Irene Rosenfeld
Unsurprisingly, Kraft's acquisition of confectionery giant Cadbury has seen them have better Q1 results than predicted with a net profit of $937m (£590m), up from $827m in the same period a year earlier.
As a result of buying Cadbury, net revenue rose 25.3 percent to $12.3billion, a direct result of the Cadbury acquisition which reportedly had a 22.8 percent favourable impact, as well as 0.8 percent from currency and a negative 0.3 percent impact from divestitures.
According to Kraft, operating income also rose, a 16.8 percent increase to $1.70 billion, including a favourable impact of 17.8 per cent from Cadbury's operations.
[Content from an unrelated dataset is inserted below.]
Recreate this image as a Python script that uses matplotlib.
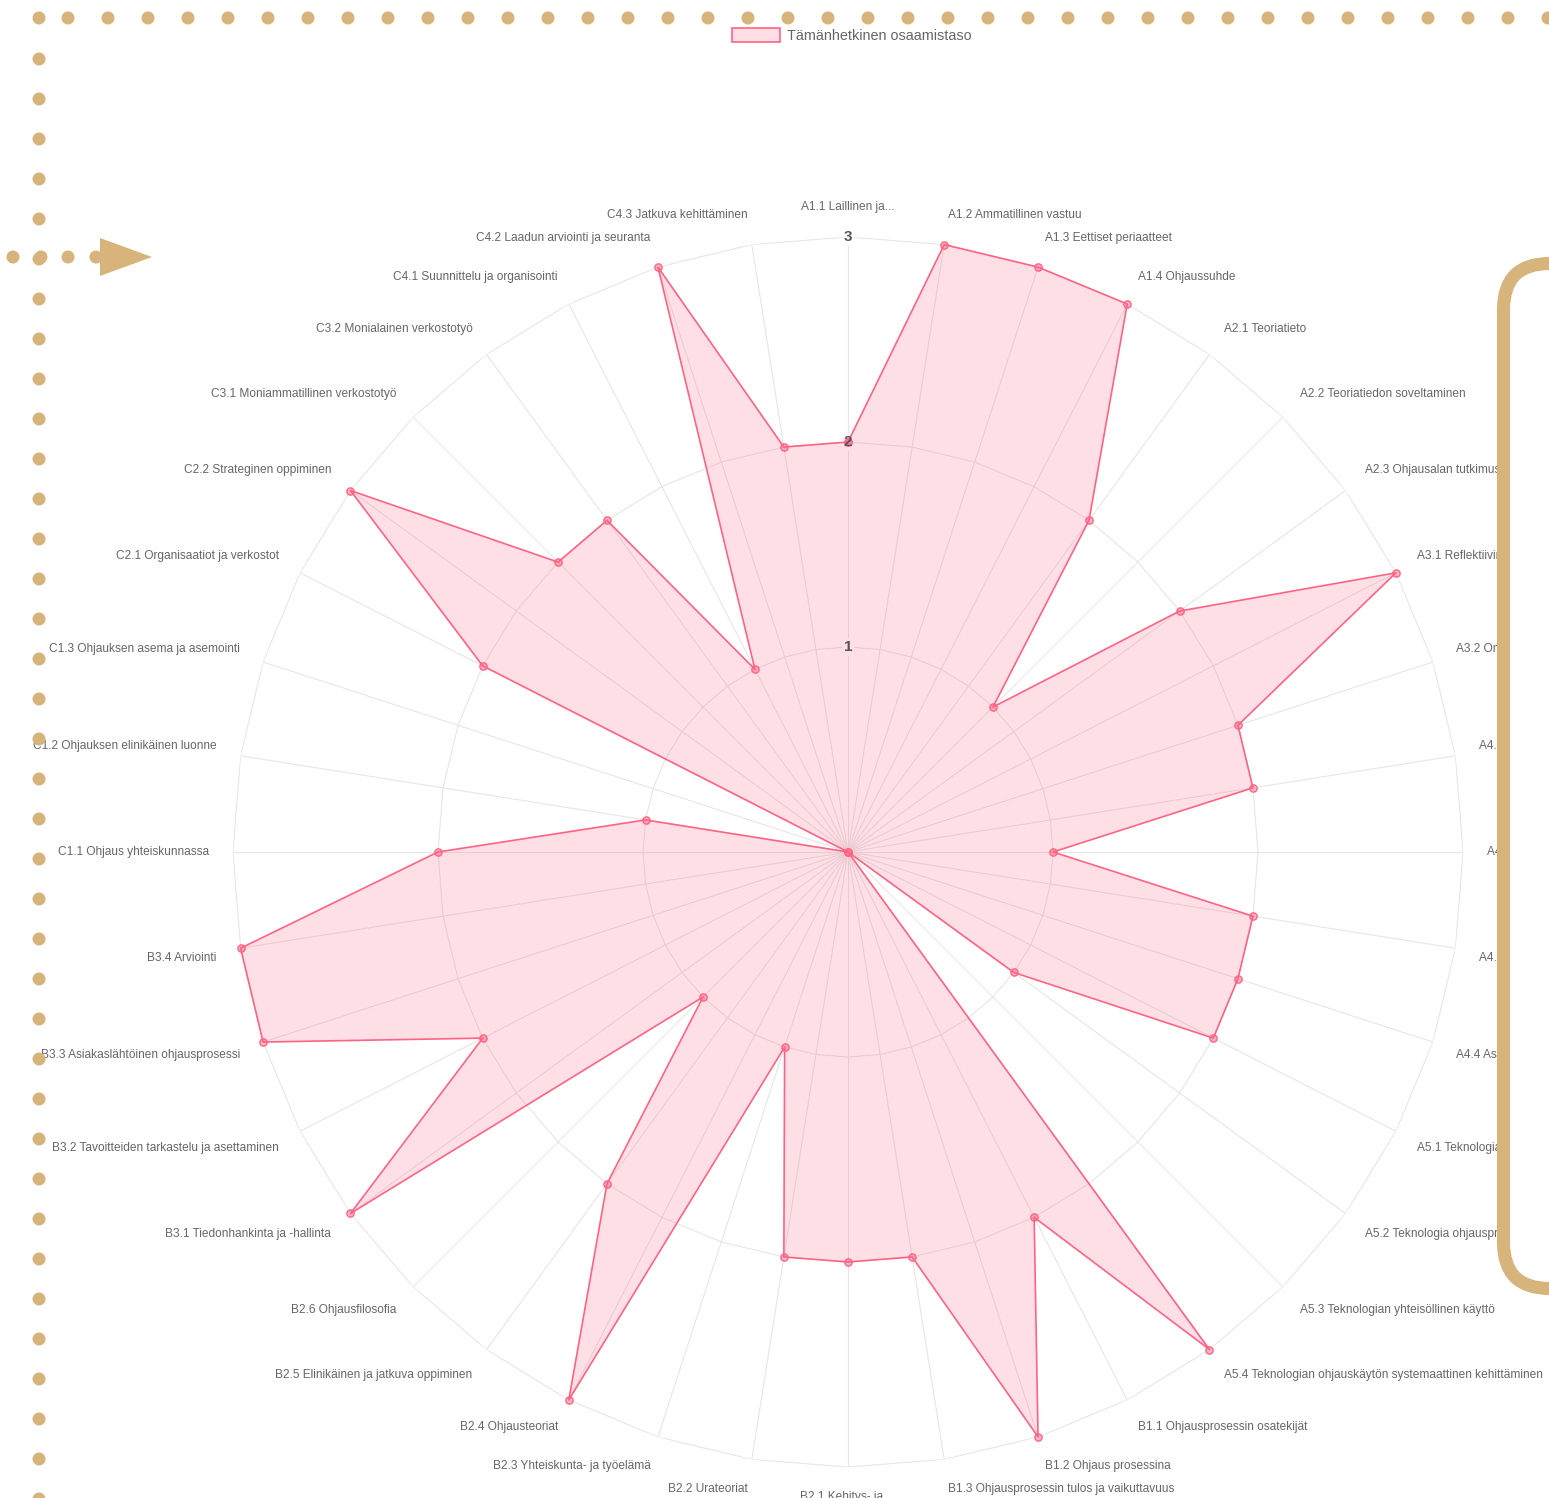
import numpy as np
import matplotlib.pyplot as plt
from matplotlib.patches import Circle, Polygon, FancyBboxPatch, Patch

plt.rcParams['font.family'] = ['Liberation Sans', 'DejaVu Sans']

labels = [
    "A1.1 Laillinen ja...",
    "A1.2 Ammatillinen vastuu",
    "A1.3 Eettiset periaatteet",
    "A1.4 Ohjaussuhde",
    "A2.1 Teoriatieto",
    "A2.2 Teoriatiedon soveltaminen",
    "A2.3 Ohjausalan tutkimus",
    "A3.1 Reflektiivinen työote",
    "A3.2 Oman toiminnan arviointi",
    "A4.1 Vuorovaikutus",
    "A4.2 Ohjausmenetelmät",
    "A4.3 Ryhmäohjaus",
    "A4.4 Asiakkaan kohtaaminen",
    "A5.1 Teknologian hyödyntäminen",
    "A5.2 Teknologia ohjausprosessissa",
    "A5.3 Teknologian yhteisöllinen käyttö",
    "A5.4 Teknologian ohjauskäytön systemaattinen kehittäminen",
    "B1.1 Ohjausprosessin osatekijät",
    "B1.2 Ohjaus prosessina",
    "B1.3 Ohjausprosessin tulos ja vaikuttavuus",
    "B2.1 Kehitys- ja ...",
    "B2.2 Urateoriat",
    "B2.3 Yhteiskunta- ja työelämä",
    "B2.4 Ohjausteoriat",
    "B2.5 Elinikäinen ja jatkuva oppiminen",
    "B2.6 Ohjausfilosofia",
    "B3.1 Tiedonhankinta ja -hallinta",
    "B3.2 Tavoitteiden tarkastelu ja asettaminen",
    "B3.3 Asiakaslähtöinen ohjausprosessi",
    "B3.4 Arviointi",
    "C1.1 Ohjaus yhteiskunnassa",
    "C1.2 Ohjauksen elinikäinen luonne",
    "C1.3 Ohjauksen asema ja asemointi",
    "C2.1 Organisaatiot ja verkostot",
    "C2.2 Strateginen oppiminen",
    "C3.1 Moniammatillinen verkostotyö",
    "C3.2 Monialainen verkostotyö",
    "C4.1 Suunnittelu ja organisointi",
    "C4.2 Laadun arviointi ja seuranta",
    "C4.3 Jatkuva kehittäminen",
]

values = [2, 3, 3, 3, 2, 1, 2, 3, 2, 2,
          1, 2, 2, 2, 1, 0, 3, 2, 3, 2,
          2, 2, 1, 3, 2, 1, 3, 2, 3, 3,
          2, 1, 0, 2, 3, 2, 2, 1, 3, 2]

ticks = [1, 2, 3]
series_name = "Tämänhetkinen osaamistaso"

line_col = '#ff6384'
fill_col = (1.0, 99 / 255, 132 / 255, 0.2)
grid_col = '#e6e6e6'
tan = '#d6b47b'

W, H = 1549, 1498
fig = plt.figure(figsize=(W / 100, H / 100), dpi=100)

# radar: centre (848, 852) px, outer ring radius 615 px
cx, cy, R = 848, 852, 615
ax = fig.add_axes([(cx - R) / W, (H - cy - R) / H, 2 * R / W, 2 * R / H],
                  projection='polar')
ax.set_theta_zero_location('N')
ax.set_theta_direction(-1)
ax.set_ylim(0, 3)
ax.set_xticks([])
ax.set_yticks([])
ax.grid(False)
ax.spines['polar'].set_visible(False)
ax.patch.set_alpha(0)

n = len(labels)
theta = np.arange(n) * 2 * np.pi / n
theta_closed = np.append(theta, theta[0])

# polygon grid rings and spokes
for t in ticks:
    ax.plot(theta_closed, [t] * (n + 1), color=grid_col, lw=0.8, zorder=1)
for th in theta:
    ax.plot([th, th], [0, ticks[-1]], color=grid_col, lw=0.8, zorder=1)

# tick labels: backdrop under the data, digits above it
for t in ticks:
    ax.text(0, t, str(t), ha='center', va='center', fontsize=11,
            fontweight='bold', color='none', zorder=1.5,
            bbox=dict(facecolor='white', edgecolor='none', pad=1.5))
    ax.text(0, t, str(t), ha='center', va='center', fontsize=11,
            fontweight='bold', color='#555555', zorder=5)

vals_closed = np.append(values, values[0])
ax.fill(theta_closed, vals_closed, color=fill_col, lw=0, zorder=2)
ax.plot(theta_closed, vals_closed, color=line_col, lw=1.2, zorder=3,
        marker='o', markersize=5.2, mfc=(1.0, 99 / 255, 132 / 255, 0.45),
        mec=line_col, mew=1, clip_on=False)

# point labels outside the outer ring
r_lab = 3 * 639 / 615
for i, (th, lab) in enumerate(zip(theta, labels)):
    deg = i * 360 / n
    if deg in (0, 180):
        ha = 'center'
    elif deg < 180:
        ha = 'left'
    else:
        ha = 'right'
    if deg in (90, 270):
        va = 'center'
    elif deg < 90 or deg > 270:
        va = 'bottom'
    else:
        va = 'top'
    ax.text(th, r_lab, lab, ha=ha, va=va, fontsize=8.6, color='#666666')

fig.legend(handles=[Patch(facecolor=fill_col, edgecolor=line_col, lw=1.2)],
           labels=[series_name], loc='center',
           bbox_to_anchor=(852 / W, 1 - 35.5 / H), frameon=False,
           fontsize=10.4, labelcolor='#666666', handlelength=3.3,
           handleheight=1.05, handletextpad=0.55)

# page decoration on top: dotted border, arrow and framed panel
deco = fig.add_axes([0, 0, 1, 1], zorder=5)
deco.set_xlim(0, W)
deco.set_ylim(H, 0)
deco.axis('off')
deco.patch.set_alpha(0)

dot_r = 6.5
top_x = np.concatenate([[39], np.arange(68, W + 10, 40)])
for x in top_x:
    deco.add_patch(Circle((x, 18), dot_r, color=tan, lw=0))
for y in np.arange(59, H + 10, 40):
    deco.add_patch(Circle((39, y), dot_r, color=tan, lw=0))
for x in [13, 41, 68, 96]:
    deco.add_patch(Circle((x, 257), dot_r, color=tan, lw=0))
deco.add_patch(Polygon([[100, 238], [100, 276], [152, 257]], closed=True,
                       color=tan, lw=0))

deco.add_patch(FancyBboxPatch((1503.5, 263.5), 300, 1025,
                              boxstyle='round,pad=0,rounding_size=46',
                              facecolor='white', edgecolor=tan, lw=9.4))

fig.savefig('out.png', dpi=100)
That was partially offset by a negative 11 per cent impact arising from the integration programme and acquisition-related costs.
Speaking about the company's results, Irene Rosenfeld, Kraft chairman and chief executive, said, "Our first quarter results are early evidence of our future potential in combination with Cadbury."
"We demonstrated strong momentum in our Kraft Foods' base business, including high-quality top-line growth and strong operating gains. In addition, our Cadbury business delivered solid financial results."
European growth
Compared to last year, Cadbury's first quarter revenue was bolstered by solid growth in Britain and France, but was offset by weak economic conditions in Southern Europe, especially in Spain and Greece. As a result, the company said, revenue was ‘flat'.
"Chocolate grew low-single digits due to volume/mix gains, partially offset by lower price levels," according to a company statement. "Strong in-store marketing activities and continued momentum drove growth in Milka, Freia, Marabou and Toblerone."
Kraft Foods Europe's net revenues increased 34.1 percent, including a 31.8 percent contribution from Cadbury. Currency factors had a negative impact of 2.6 percent.
Since Kraft absorbed Cadbury, it is reported that about one third of Kraft's top 50 executives are from the UK confectionery company.
Speaking of the merger between the two companies, Rosenfeld said the take over should lead to even greater synergies later in the year.
"In light of our strong earnings momentum, we will reinvest our 2010 upside to build our brands and to harmonise business practices," she said.